My point never was that there we’re no such thing as democratically run stores/workplaces (though, good luck with that), just that non-democratic establishments are not inherently evil. The fact that the university didn’t cave to the whim of a handful of its students doesn’t make it evil, it was 100% justified and right to do what it did.
— Jeremy - Feb 25, 04:00 PM - #Not “love it or leave it.” My point is something like, “work within the system you voluntarily embraced, or leave it.” Otherwise you’re disrupting the far greater number of students who attend college for the education, not the activist kicks.
— Paul C - Feb 25, 07:10 PM - #I liked the NYU occupation demands, but I think they did not do a good job on two things
1- building up a base of support.
2- The tactics of the occupation. A student center is not the thing to occupy. The Administration building is.
Learn from our mistakes. Rebuild stronger than before.
— Scribbler - Feb 26, 02:54 PM - #Two things:
1) Sit ins like these have their place. Successful movements employ multiple tactics, and sometimes even several strategies. Nothing is guaranteed to work.
2) The organizing forces behind this sit in should have put more thought into this. It looks like they chose simple and gratuitous over smart.
— Patrick B - Feb 26, 05:07 PM - #not all students voluntarily attend colleges – there is an economic need for some and they are invested in the college for upward mobility.
i understand that the tactics may not have been the best. but you shouldn’t be too harsh on students trying to have their voices heard – 1. they’re still students, they’re still learning and i think we should cut them a little more slack, 2. we need to be careful about how we criticize and direct our arguments at one another; the last thing we need is for the left to be as splintered as the right.
— morose - Feb 27, 03:06 PM - #All you did is list why people choose to go to college, it’s still a choice..

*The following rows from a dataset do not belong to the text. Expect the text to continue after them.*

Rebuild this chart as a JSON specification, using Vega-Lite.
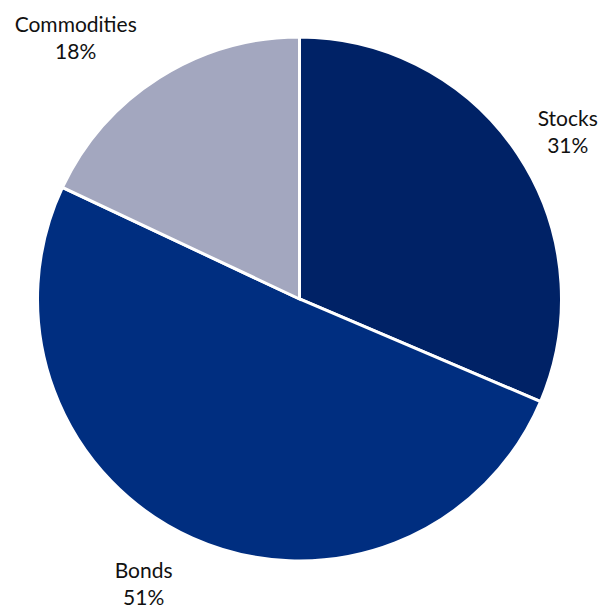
{
  "$schema": "https://vega.github.io/schema/vega-lite/v6.json",
  "autosize": "none",
  "width": 599,
  "height": 598,
  "padding": {"left": 0, "top": 0, "right": 5, "bottom": 7},
  "background": "white",
  "config": {"view": {"stroke": null}, "font": "Lato"},
  "data": {
    "values": [
      {"category": "Stocks", "value": 31.4, "rank": 1},
      {"category": "Bonds", "value": 50.6, "rank": 2},
      {"category": "Commodities", "value": 18.0, "rank": 3}
    ]
  },
  "transform": [
    {"stack": "value", "groupby": [], "sort": [{"field": "rank"}], "as": ["v0", "v1"]},
    {"calculate": "(datum.v0 + datum.v1) / 2", "as": "mid"},
    {"calculate": "datum.category + '\\n' + format(datum.value / 100, '.0%')", "as": "label"}
  ],
  "layer": [
    {
      "mark": {"type": "arc", "outerRadius": 262, "stroke": "white", "strokeWidth": 3},
      "encoding": {
        "theta": {"field": "v0", "type": "quantitative", "scale": {"domain": [0, 100]}},
        "theta2": {"field": "v1"},
        "color": {
          "field": "category",
          "type": "nominal",
          "scale": {"domain": ["Stocks", "Bonds", "Commodities"], "range": ["#002266", "#002e80", "#a3a7bf"]},
          "legend": null
        }
      }
    },
    {
      "transform": [{"filter": "datum.category === 'Stocks'"}],
      "mark": {"type": "text", "radius": 330, "lineBreak": "\n", "fontSize": 21, "lineHeight": 27, "color": "#111111", "dx": -7, "dy": 3},
      "encoding": {
        "theta": {"field": "mid", "type": "quantitative", "scale": {"domain": [0, 100]}},
        "text": {"field": "label"}
      }
    },
    {
      "transform": [{"filter": "datum.category === 'Bonds'"}],
      "mark": {"type": "text", "radius": 330, "lineBreak": "\n", "fontSize": 21, "lineHeight": 27, "color": "#111111", "dx": -21, "dy": -28},
      "encoding": {
        "theta": {"field": "mid", "type": "quantitative", "scale": {"domain": [0, 100]}},
        "text": {"field": "label"}
      }
    },
    {
      "transform": [{"filter": "datum.category === 'Commodities'"}],
      "mark": {"type": "text", "radius": 330, "lineBreak": "\n", "fontSize": 21, "lineHeight": 27, "color": "#111111", "dx": -47, "dy": 6},
      "encoding": {
        "theta": {"field": "mid", "type": "quantitative", "scale": {"domain": [0, 100]}},
        "text": {"field": "label"}
      }
    }
  ]
}
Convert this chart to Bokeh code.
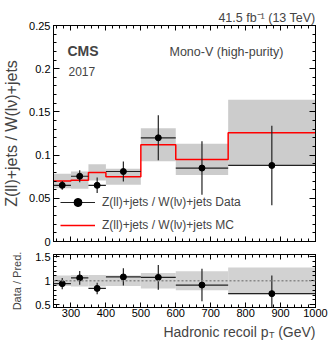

As for the splintering: as opposed to what exactly? What are the universally held principles of the left?
— Jeremy - Feb 27, 03:23 PM - #I made a remix of the footage from the event: www.youtube.com/watc…
— Freddie Wong - Feb 27, 03:27 PM - #Ned, you managed to write hundreds of words here and elsewhere about the meaning of Take Back NYU! without speaking to a single member once. That’s irresponsible.
— Duncan - Feb 28, 06:11 PM - #It hurts to see students ridiculing students when what is important is not how students protested, but how they were dealt with for voicing dissent. Should dissent only be limited to reserved forums, blogs, and the classroom?
Why not highlight the use of police force to forcibly remove students who were suspended and evicted from their university for making bold demands for the rights of students and workers?
Ned, I would like to ask if you have any experience in student organizing, and if yes, why, as a student activist, did you find it necessary to jump on with the status quo and further degrade students? We can get this critique from any other website; why is so important to read it on a blog that claims to be progressive?